02 Feb 2018 15:11 GMT
Fuel blending mandates working as intended: Grassley

Houston, 2 February (Argus) — Federal fuel blending mandates are working as intended, Sen Chuck Grassley (R-Iowa) said in the wake of a refinery bankruptcy and repeated statements by the head of the Environmental Protection Agency that the program needs change.

Congressional talks exploring potential changes to the Renewable Fuel Standard (RFS) — which requires that refiners, importers and other companies ensure minimum volumes of renewables enter the US transportation fuel supply — have "heated up" in the wake of a Pennsylvania refiner blaming the program for its bankruptcy, according to the refining industry. Legislators involved have not cited the bankruptcy directly in recent talks.

Environmental Protection Agency administrator Scott Pruitt twice this week — although not during a Senate hearing discussing the program — said Congress needed to address the cost of credits used to comply with the program, called renewable identification numbers (RINs).

Grassley supported driving down the cost of the credits by increasing blending and requiring refiners to cede more market share to the fuel, he said in a statement late yesterday.
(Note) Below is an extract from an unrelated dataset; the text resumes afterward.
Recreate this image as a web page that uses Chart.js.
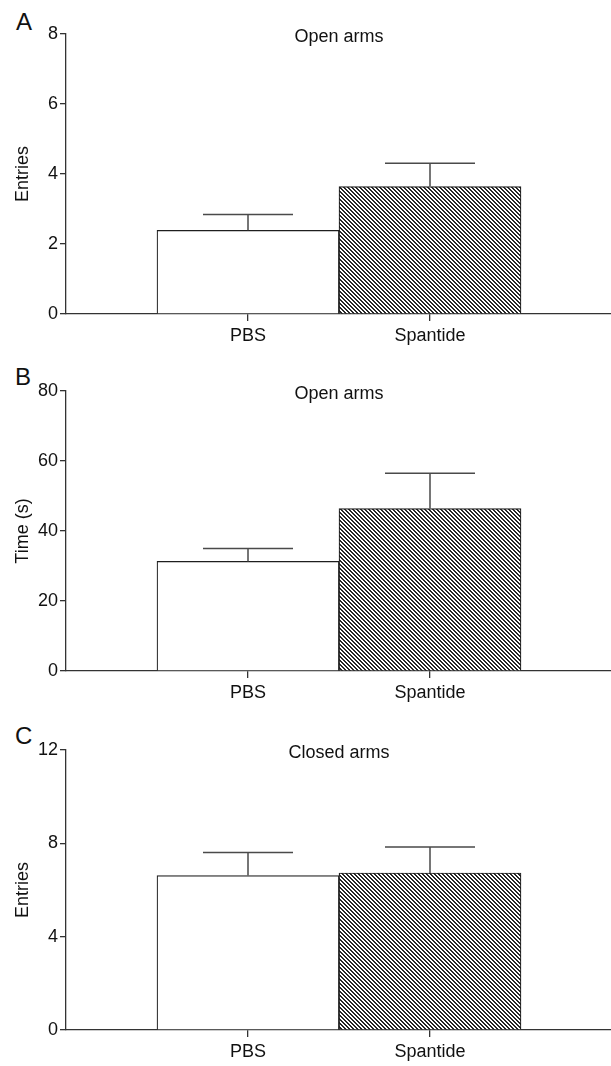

But the program was not broken, he added.

"It is worth exploring ways to lower RIN prices without undermining the integrity of the RFS, which is working as Congress intended," Grassley said. "But it is important to recognize that RIN prices have very little to do with the success of refineries, as numerous studies have shown."

Philadelphia Energy Solutions last month sought bankruptcy court approval to shed obligations under RFS estimated to cost $350mn as it seeks a new majority owner.

The refinery, which has faced rising competition and feedstock costs since 2015 and nearly closed in 2012, blamed most of its financial troubles on the program.

Pennsylvania and Delaware governors have requested EPA waive the program for severe economic harm.

PBF Energy, which operates a 190,000 b/d refinery in Delaware City, Delaware, declined to comment on whether program costs threatened to shut that facility ahead of a 15 February earnings call.

RIN prices do affect refinery bottom lines, the company said this week.

"The Trump administration and Congress must take action to address the crushing burden of RINs on merchant refiners so that other refiners are not forced into the circumstances PES is facing," the company said.